07 September 2016

Let It Grow

So much for the procrastination cure about which I wrote the other day. Let it grow, indeed. I've got to carry on until I get this out of my system. A couple of weeks ago it was Walt Whitman, yesterday it was Chekhov and today it seems to be the Grateful Dead.

In 1995, in the US for the Internet Law Symposium at which I had been invited to speak, I'd hired a car to drive from Seattle to Bellingham to visit friends - and, come to think of it, to run the Mount Erie race, billed as "Skagit County's Oldest and Steepest Road Race", which didn't put me off because it was the only race in the area that weekend. Point-to-point, finishing at the summit, then you had to jog back down again which was even more painful than running up the hill. To make matters worse, it was just a week after my first Marathon.

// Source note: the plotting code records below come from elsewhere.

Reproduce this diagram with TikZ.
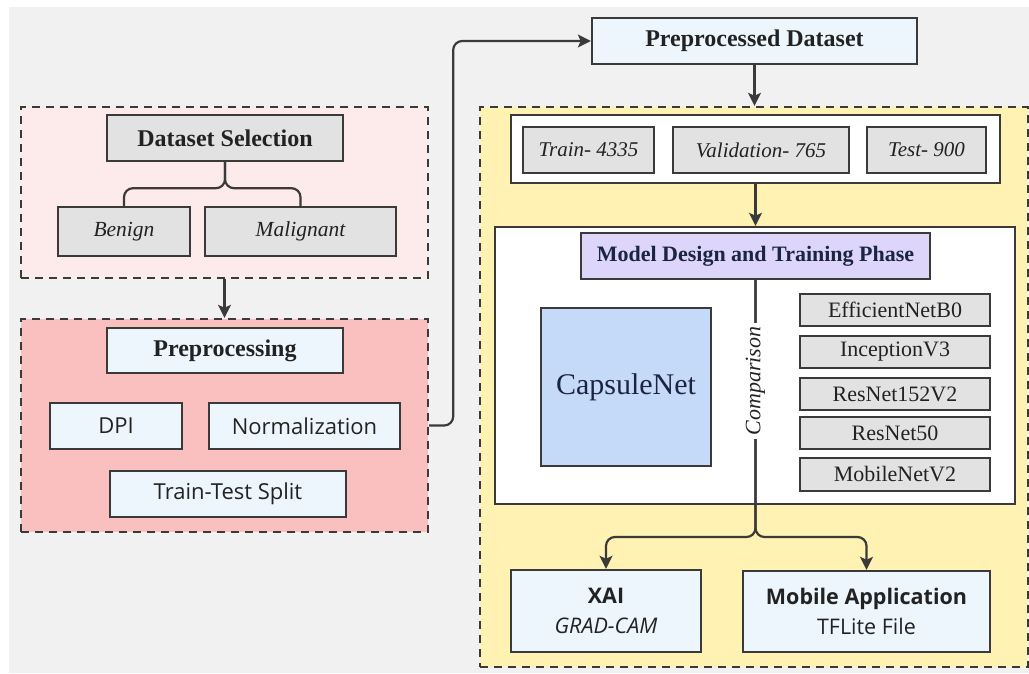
\documentclass[tikz,border=0pt]{standalone}
\usepackage{fontspec}
\setmainfont{Liberation Serif}
\newfontfamily\osans{Open Sans}
\usetikzlibrary{arrows.meta,calc}
\definecolor{bgc}{HTML}{F1F1F1}
\definecolor{pinkl}{HTML}{FDEBEB}
\definecolor{pinkd}{HTML}{FAC0C0}
\definecolor{ylw}{HTML}{FFF2B2}
\definecolor{lblue}{HTML}{ECF6FC}
\definecolor{gbx}{HTML}{E2E2E2}
\definecolor{lav}{HTML}{DDD6FA}
\definecolor{capb}{HTML}{C5D9F8}
\definecolor{edge}{HTML}{3A3A3A}
\definecolor{txt}{HTML}{222222}
\definecolor{navy}{HTML}{1C2540}
\tikzset{
  bx/.style={draw=edge, line width=2.4pt, text=txt, inner sep=0pt, align=center},
  graybox/.style={bx, fill=gbx},
  bluebox/.style={bx, fill=lblue},
  group/.style={draw=edge, line width=2.4pt, dash pattern=on 8pt off 6pt, inner sep=0pt},
  conn/.style={draw=edge, line width=2.2pt},
  arr/.style={conn, -{Stealth[length=13pt,width=13pt,inset=3pt]}},
  fbold/.style={font=\fontsize{24}{28}\selectfont\bfseries},
  fit22/.style={font=\fontsize{21.5}{26}\selectfont\itshape},
  fsans/.style={font=\fontsize{22}{26}\selectfont\osans},
  flist/.style={font=\fontsize{22}{26}\selectfont},
  twoline/.style={font=\fontsize{21.5}{30}\selectfont\osans}
}
\begin{document}
\begin{tikzpicture}[x=1pt,y=-1pt]
\useasboundingbox (0,0) rectangle (1029,673);
\fill[white] (0,0) rectangle (1029,673);
\fill[bgc] (9,7) rectangle (1029,673);

% left groups
\node[group, fill=pinkl, minimum width=407, minimum height=171] (sel) at (224.5,192.5) {};
\node[group, fill=pinkd, minimum width=407, minimum height=213] (pre) at (224.5,425.5) {};
\node[graybox, fbold, minimum width=236, minimum height=46] (ds) at (225,138) {Dataset Selection};
\node[graybox, fit22, minimum width=132, minimum height=49] (benign) at (124,231.5) {Benign};
\node[graybox, fit22, minimum width=191, minimum height=49] (malig) at (300.5,231.5) {Malignant};
\node[bluebox, fbold, minimum width=236, minimum height=45] (prep) at (225,350.5) {Preprocessing};
\node[bluebox, fsans, minimum width=132, minimum height=46] (dpi) at (116,426) {DPI};
\node[bluebox, fsans, minimum width=191, minimum height=46] (norm) at (304.5,426) {Normalization};
\node[bluebox, fsans, minimum width=236, minimum height=46] (tts) at (228,494) {Train-Test Split};

% right side
\node[bluebox, fbold, minimum width=325, minimum height=46] (ppd) at (754.5,41) {Preprocessed Dataset};
\node[group, fill=ylw, minimum width=548, minimum height=560] (yb) at (754,387) {};
\node[bx, fill=white, minimum width=489, minimum height=68] (splits) at (755.5,149) {};
\node[graybox, font=\fontsize{21}{26}\selectfont\itshape, minimum width=131, minimum height=46] (train) at (588.5,150) {Train- 4335};
\node[graybox, font=\fontsize{21}{26}\selectfont\itshape, minimum width=176, minimum height=46] (val) at (761,150) {Validation- 765};
\node[graybox, font=\fontsize{21}{26}\selectfont\itshape, minimum width=119, minimum height=46] (test) at (926.5,150) {Test- 900};

\node[bx, fill=white, minimum width=520, minimum height=277] (model) at (755,365.5) {};
\node[bx, fill=lav, text=navy, font=\fontsize{22}{26}\selectfont\bfseries, minimum width=349, minimum height=46] (hdr) at (755.5,256) {Model Design and Training Phase};
\node[bx, fill=capb, text=navy, font=\fontsize{30}{34}\selectfont, minimum width=170, minimum height=158] (caps) at (626,387) {CapsuleNet};
\node[graybox, flist, minimum width=190, minimum height=32] (m1) at (895,310) {EfficientNetB0};
\node[graybox, flist, minimum width=190, minimum height=32] (m2) at (895,352) {InceptionV3};
\node[graybox, flist, minimum width=190, minimum height=32] (m3) at (895,394) {ResNet152V2};
\node[graybox, flist, minimum width=190, minimum height=32] (m4) at (895,433) {ResNet50};
\node[graybox, flist, minimum width=190, minimum height=33] (m5) at (895,474.5) {MobileNetV2};

\node[bluebox, twoline, minimum width=190, minimum height=82] (xai) at (606,611) {\textbf{XAI}\\\textit{GRAD-CAM}};
\node[bluebox, twoline, minimum width=247, minimum height=81] (mob) at (866.5,611.5) {\textbf{Mobile Application}\\TFLite File};

% connectors
\draw[conn, rounded corners=9pt] (ds.south) -- ++(0,26) -| (benign.north);
\draw[conn, rounded corners=9pt] (ds.south) -- ++(0,26) -| (malig.north);
\draw[arr] (sel.south) -- (pre.north);
\draw[arr, rounded corners=9pt] (pre.east) -- ++(24,0) |- (ppd.west);
\draw[arr] (ppd.south) -- (ppd.south |- yb.north);
\draw[arr] (splits.south) -- (splits.south |- model.north);
\coordinate (br) at (hdr.south |- 0,537);
\draw[arr, rounded corners=9pt] (hdr.south) -- (br) -| (xai.north);
\draw[arr, rounded corners=9pt] (hdr.south) -- (br) -| (mob.north);
\node[fill=white, rotate=90, inner sep=4pt, text=txt, font=\fontsize{22}{26}\selectfont\itshape] (comp) at (hdr.south |- 0,381) {Comparison};
\end{tikzpicture}
\end{document}
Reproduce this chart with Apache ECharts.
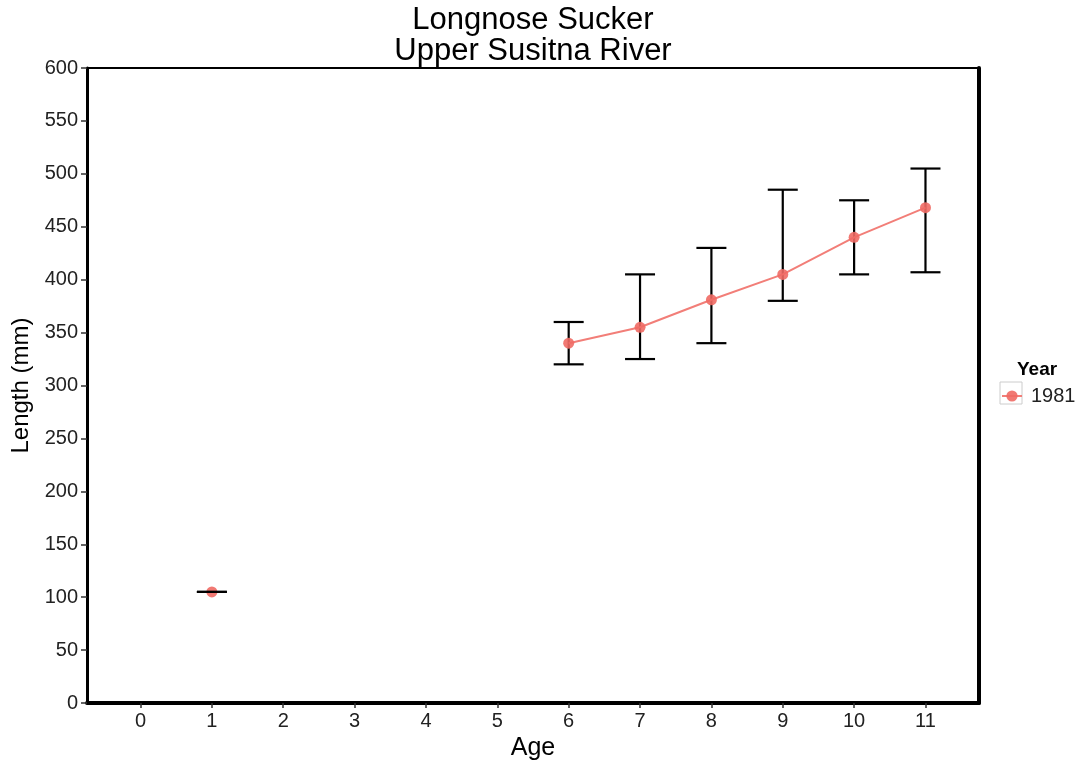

As the hire car was provided with a cassette player (remember them?), I invested in something to listen to - and, seeking to expand my musical horizons and unaware of who else would be speaking at the Symposium I bought this ...

Of course it didn't come ready-autographed, but I was rather pleased to have it to hand when I met Barlow. (He signed it with his email address, a very modern thing to do in 1995 - I have erased the second part although I imagine he hands it out fairly liberally. In fact it's on his homepage, and so are his phone numbers and real-world addresses.) A couple of years later he kindly gave me permission to reproduce his essay about intellectual property on the Internet, "Selling Wine Without Bottles", in my Sourcebook on Intellectual Property Law. What a nice guy. One of those people I'm pleased to be able to say I've met in my life, like Stephane Grapelli, Ted Heath, Simon Callow, Harold MacMillan, Jackie Stewart, Leonard Bernstein, Michael Tippett, Peggy Ashcroft, Michael Fallon, Dave Pegg, Eugene Ionescu, Joanne Harris, Jeffrey Archer, David Putnam, Michael Portillo and Roger Bannister (a rather random selection: please excuse me if I have omitted you).

And while I am on the subject ... I rather like his Principles of Adult Behaviour, although following principles set down by a member of the Grateful Dead reminds me of Hunter S Thompson offering advice on life. And having sought out that link I am reminded that this is all "Reading Galbraith" and I should occupy my time more profitably.

A great tape, too, which I enjoyed listening to frequently until car tape players disappeared.

Looks like rain

No it doesn't look like rain, for once, but it's a great song which has come to my attention in a very nice way and which cries out to be used here. I won't wait until rain threatens, which probably won't be long anyway. An added bonus is that the lyrics are by John Perry Barlow who, as readers of this blog might remember (because I have been known to mention it before) is the only member of the Grateful Dead with whom I have ever shared a stage - at the Internet Law Symposium, in Seattle, back in the days (1995 - I wonder how I fitted that in with everything else I was doing at the time: perhaps I wasn't teaching the LPC by then) when Internet Law was so new no-one except perhaps Barlow knew anything about it, and we were all making it up as we went along. Well, I certainly was. And at least I can claim to be a lawyer, not a retired cattle rancher and sometime lyricist.

Having spent several weeks hobbling around having (as I told my doctor the other day) bu****ed my plantar fascia - the usual problem, running too far too fast too soon once it felt a bit better - I have hit upon a magic cure, which isn't magic at all but perfectly well-known if you just know where to look on the Web (www.return2fitness.co.uk). And once I'd placed an order for a brace and some clever sticky tape, I used some of Mel's kinesiology tape and fixed the problem even before the delivery arrived.

There's a strip under my foot too, running from the ball of the foot to my old friend Achilles. Return2fitness.com suggested that taping and bracing overnight would show quick results, but I've been amazed at just how quickly it has worked. Had I tried it a few weeks ago I might have saved my entry in the Loch Ness Marathon but even if my plantar fascia will permit me to run there's no way I can get back Marathon-fit in a couple of weeks. Indeed I could have been cross-training, as in my imagination I hear many readers (many? who am I kidding?) telling me, but I really can't get into riding a bike around with no destination in sight, or swimming up and down a pool: I prefer to run pointlessly. How stupid is that? Don't answer that, on a postcard or otherwise: I know very well how stupid it is.

Now that I have reached my seventh decade, which is the way I like to express it because prime numbers are much more fun than ordinary ones, I'm taking on a lot more work. Is it typical of me to do the opposite of what most people do? I will be teaching intellectual property law two days a week, inconveniently at Nottingham Law School but if you ignore the fact that it's 130 miles up the road (and the railways do not offer a viable alternative from Oxfordshire) it's a great institution, and I expect to have fun. And I know quite a nice morning run along the river there.